Saved entries
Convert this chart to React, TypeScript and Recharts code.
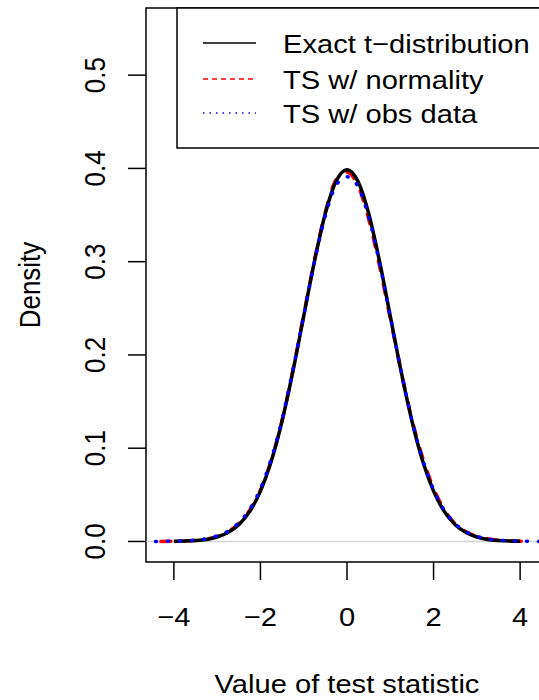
import { LineChart, Line, XAxis, YAxis, ReferenceLine, ReferenceArea } from 'recharts';

// density curves
const exactX = [-4, -3.75, -3.5, -3.25, -3, -2.75, -2.5, -2.25, -2, -1.75, -1.5, -1.25, -1, -0.75, -0.5, -0.25, 0, 0.25, 0.5, 0.75, 1, 1.25, 1.5, 1.75, 2, 2.25, 2.5, 2.75, 3, 3.25, 3.5, 3.75, 4];
const exactDensity = [0.0002, 0.0004, 0.001, 0.0022, 0.0048, 0.0096, 0.018, 0.032, 0.054, 0.086, 0.1292, 0.1823, 0.2417, 0.3008, 0.3519, 0.3865, 0.3987, 0.3865, 0.3519, 0.3008, 0.2417, 0.1823, 0.1292, 0.086, 0.054, 0.032, 0.018, 0.0096, 0.0048, 0.0022, 0.001, 0.0004, 0.0002];

const normX = [-4.3, -4, -3.75, -3.5, -3.25, -3, -2.75, -2.5, -2.25, -2, -1.75, -1.5, -1.25, -1, -0.75, -0.5, -0.25, 0, 0.25, 0.5, 0.75, 1, 1.25, 1.5, 1.75, 2, 2.25, 2.5, 2.75, 3, 3.25, 3.5, 3.75, 4, 4.2];
const normDensity = [0.0001, 0.0003, 0.0006, 0.0012, 0.0026, 0.0055, 0.0105, 0.0195, 0.0335, 0.055, 0.087, 0.13, 0.1835, 0.243, 0.302, 0.353, 0.388, 0.396, 0.382, 0.346, 0.296, 0.239, 0.182, 0.131, 0.0895, 0.057, 0.034, 0.019, 0.0105, 0.0055, 0.0028, 0.0014, 0.0007, 0.0003, 0.0001];

const obsX = [-4.7, -4.4, -4, -3.75, -3.5, -3.25, -3, -2.75, -2.5, -2.25, -2, -1.75, -1.5, -1.25, -1, -0.75, -0.5, -0.25, 0, 0.25, 0.5, 0.75, 1, 1.25, 1.5, 1.75, 2, 2.25, 2.5, 2.75, 3, 3.25, 3.5, 3.75, 4, 4.4, 4.7];
const obsDensity = [0, 0.0001, 0.0004, 0.0008, 0.0015, 0.003, 0.006, 0.011, 0.02, 0.0345, 0.0565, 0.0885, 0.131, 0.184, 0.242, 0.3, 0.349, 0.382, 0.391, 0.381, 0.348, 0.299, 0.241, 0.183, 0.13, 0.0875, 0.0555, 0.0335, 0.019, 0.0105, 0.0055, 0.0028, 0.0014, 0.0007, 0.0003, 0.0001, 0];

const xTicks = [-4, -2, 0, 2, 4];
const yTicks = [0, 0.1, 0.2, 0.3, 0.4, 0.5];
const legendLabels = ['Exact t\u2212distribution', 'TS w/ normality', 'TS w/ obs data'];

const exactData = exactX.map((x, i) => ({ x, y: exactDensity[i] }));
const normData = normX.map((x, i) => ({ x, y: normDensity[i] }));
const obsData = obsX.map((x, i) => ({ x, y: obsDensity[i] }));

const X_MIN = -4.644;
const X_MAX = 4.644;
const Y_MIN = -0.022;
const Y_MAX = 0.572;
const FONT = '"Liberation Sans", Arial, Helvetica, sans-serif';
const SX = 1.12;

function XTick({ x, y, payload }: any) {
  const v = payload.value;
  const label = v < 0 ? '\u2212' + Math.abs(v) : String(v);
  return (
    <text transform={`translate(${x},${y + 44}) scale(${SX},1)`} textAnchor="middle" fontSize={26} fontFamily={FONT} fill="#000">
      {label}
    </text>
  );
}

function YTick({ x, y, payload }: any) {
  return (
    <text transform={`translate(${x - 21},${y}) scale(${SX},1) rotate(-90)`} textAnchor="middle" fontSize={26} fontFamily={FONT} fill="#000">
      {Number(payload.value).toFixed(1)}
    </text>
  );
}

export default function App() {
  const rows = [
    { y: 43, stroke: '#000', dash: undefined as string | undefined },
    { y: 79, stroke: '#ff0000', dash: '5 4' },
    { y: 113, stroke: '#0000ff', dash: '1.5 5' },
  ];
  return (
    <div style={{ position: 'absolute', left: 0, top: 0, width: 539, height: 700, overflow: 'hidden', background: '#fff' }}>
      <LineChart width={560} height={700} margin={{ top: 8, right: 12, left: 86, bottom: 78 }}>
        <XAxis
          type="number"
          dataKey="x"
          domain={[X_MIN, X_MAX]}
          allowDataOverflow
          ticks={xTicks}
          axisLine={false}
          tickLine={{ stroke: '#000', strokeWidth: 1.5 }}
          tickSize={18}
          height={60}
          tick={<XTick />}
        />
        <YAxis
          type="number"
          dataKey="y"
          domain={[Y_MIN, Y_MAX]}
          allowDataOverflow
          ticks={yTicks}
          axisLine={false}
          tickLine={{ stroke: '#000', strokeWidth: 1.5 }}
          tickSize={18}
          width={60}
          tick={<YTick />}
        />
        <ReferenceLine y={0} stroke="#d3d3d3" strokeWidth={1.5} />
        <Line data={normData} dataKey="y" type="monotone" stroke="#ff0000" strokeWidth={3.5} strokeDasharray="10 14" strokeLinecap="round" dot={false} activeDot={false} isAnimationActive={false} />
        <Line data={exactData} dataKey="y" type="monotone" stroke="#000" strokeWidth={3.5} dot={false} activeDot={false} isAnimationActive={false} />
        <Line data={obsData} dataKey="y" type="monotone" stroke="#0000ff" strokeWidth={3.5} strokeDasharray="1 11" strokeLinecap="round" dot={false} activeDot={false} isAnimationActive={false} />
        <ReferenceArea x1={X_MIN} x2={X_MAX} y1={Y_MIN} y2={Y_MAX} fill="none" stroke="#000" strokeWidth={1.5} ifOverflow="visible" />
      </LineChart>
      <svg width={560} height={700} style={{ position: 'absolute', left: 0, top: 0, pointerEvents: 'none' }}>
        <rect x={177} y={8} width={371} height={140} fill="#fff" stroke="#000" strokeWidth={1.5} />
        {rows.map((r, i) => (
          <g key={i}>
            <line x1={203} x2={256} y1={r.y} y2={r.y} stroke={r.stroke} strokeWidth={1.6} strokeDasharray={r.dash} />
            <text transform={`translate(283,${r.y + 10}) scale(${SX},1)`} fontSize={26} fontFamily={FONT} fill="#000">
              {legendLabels[i]}
            </text>
          </g>
        ))}
        <text transform={`translate(347,693) scale(${SX},1)`} textAnchor="middle" fontSize={26} fontFamily={FONT} fill="#000">
          Value of test statistic
        </text>
        <text transform={`translate(40,285) scale(${SX},1) rotate(-90)`} textAnchor="middle" fontSize={26} fontFamily={FONT} fill="#000">
          Density
        </text>
      </svg>
    </div>
  );
}
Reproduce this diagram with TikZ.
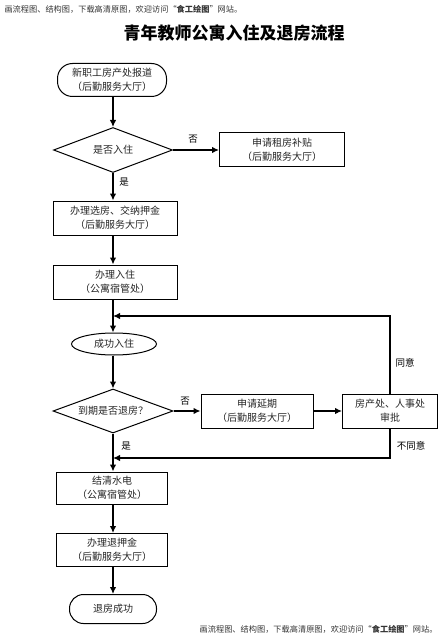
\documentclass[tikz,border=0pt]{standalone}
\usepackage{fontspec}
\setmainfont{Noto Sans CJK SC}
\usetikzlibrary{shapes.geometric,arrows.meta}
\begin{document}
\begin{tikzpicture}[x=1pt,y=-1pt,
  every node/.style={font=\fontsize{10}{14}\selectfont, text=black!85},
  stadium/.style={draw, line width=1pt, minimum width=#1, rounded corners=15pt, align=center, inner sep=0pt},
  stepbox/.style={draw, line width=1pt, minimum width=#1, minimum height=34pt, align=center, inner sep=0pt},
  decide/.style={draw, diamond, aspect=2.7, line width=1pt, minimum width=119pt, minimum height=45pt, inner sep=0pt},
  oval/.style={draw, ellipse, line width=1pt, minimum width=85pt, minimum height=22pt, inner sep=0pt},
  flow/.style={line width=1.2pt, -{Latex[length=7pt,width=6.5pt]}},
  lbl/.style={font=\fontsize{9.5}{11}\selectfont, text=black},
  wm/.style={font=\fontsize{8.2}{9}\selectfont, text=black!80}
]
\useasboundingbox (0,0) rectangle (444,639);
% watermarks and title
\node[wm, anchor=west] (wmtop) at (1,9) {画流程图、结构图，下载高清原图，欢迎访问“\textbf{食工绘图}”网站。};
\node[wm, anchor=east] (wmbot) at (441,629) {画流程图、结构图，下载高清原图，欢迎访问“\textbf{食工绘图}”网站。};
\node[font=\fontsize{17}{20}\selectfont\bfseries, text=black] (title) at (234,33) {青年教师公寓入住及退房流程};
% nodes
\node[stadium=109pt, minimum height=33pt] (start) at (112,80) {新职工房产处报道\\（后勤服务大厅）};
\node[decide] (d1) at (113,150) {是否入住};
\node[stepbox=125pt] (sub) at (282,150) {申请租房补贴\\（后勤服务大厅）};
\node[stepbox=124pt] (xf) at (115,218) {办理选房、交纳押金\\（后勤服务大厅）};
\node[stepbox=124pt] (rz) at (115,282) {办理入住\\（公寓宿管处）};
\node[oval] (cg) at (114,344) {成功入住};
\node[decide, minimum width=120pt, minimum height=44pt] (d2) at (113,411) {到期是否退房？};
\node[stepbox=112pt] (yq) at (257,411) {申请延期\\（后勤服务大厅）};
\node[stepbox=95pt] (sp) at (390,411) {房产处、人事处\\审批};
\node[stepbox=111pt, minimum height=32pt] (jq) at (112,488) {结清水电\\（公寓宿管处）};
\node[stepbox=111pt, minimum height=33pt] (tyj) at (112,550) {办理退押金\\（后勤服务大厅）};
\node[stadium=87pt, minimum height=29pt, rounded corners=14pt] (end) at (113,609) {退房成功};
\coordinate (loopin) at (113,316);
\coordinate (retin) at (113,458);
% connectors (main spine at x = 113)
\draw[flow] (start.south-|d1.north) -- (d1.north);
\draw[flow] (d1.east) -- (sub.west);
\node[lbl] (no1) at (193,139) {否};
\draw[flow] (d1.south) -- (d1.south|-xf.north);
\node[lbl] (yes1) at (124,182) {是};
\draw[flow] (xf.south-|d1.south) -- (rz.north-|d1.south);
\draw[flow] (rz.south-|d1.south) -- (cg.north-|d1.south);
\draw[flow] (cg.south-|d1.south) -- (d2.north);
\draw[flow] (d2.east) -- (yq.west);
\node[lbl] (no2) at (185,401) {否};
\draw[flow] (yq) -- (sp);
\draw[flow] (sp.north) |- (loopin);
\node[lbl] (ok) at (405,363) {同意};
\draw[flow] (sp.south) |- (retin);
\node[lbl] (nok) at (411,446) {不同意};
\draw[flow] (d2.south) -- (d2.south|-jq.north);
\node[lbl] (yes2) at (126,446) {是};
\draw[flow] (jq.south-|d2.south) -- (tyj.north-|d2.south);
\draw[flow] (tyj.south-|d2.south) -- (end.north);
\end{tikzpicture}
\end{document}
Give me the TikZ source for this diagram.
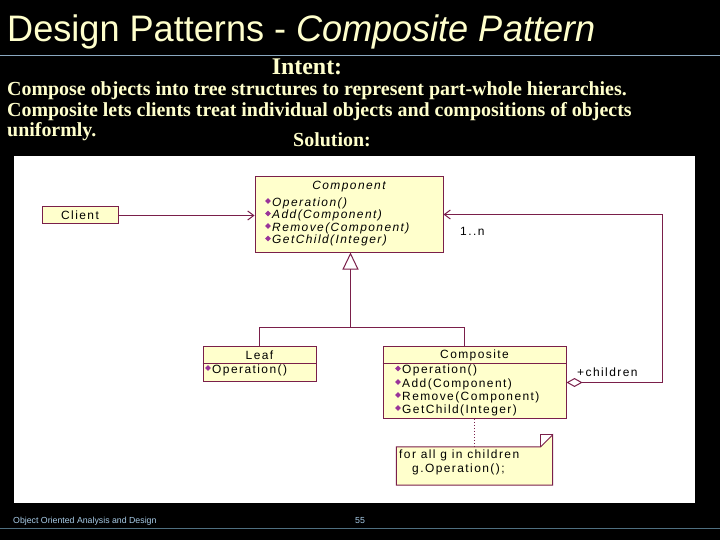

▸ Work to do:
In the data above, please extract the lines from the first one through the line with "YAxis, ReferenceLine, ReferenceArea", exactly, and keep pictures out.

▸ Full output:
Convert this chart to React, TypeScript and Recharts code.
import { LineChart, Line, XAxis, YAxis, ReferenceLine, ReferenceArea } from 'recharts';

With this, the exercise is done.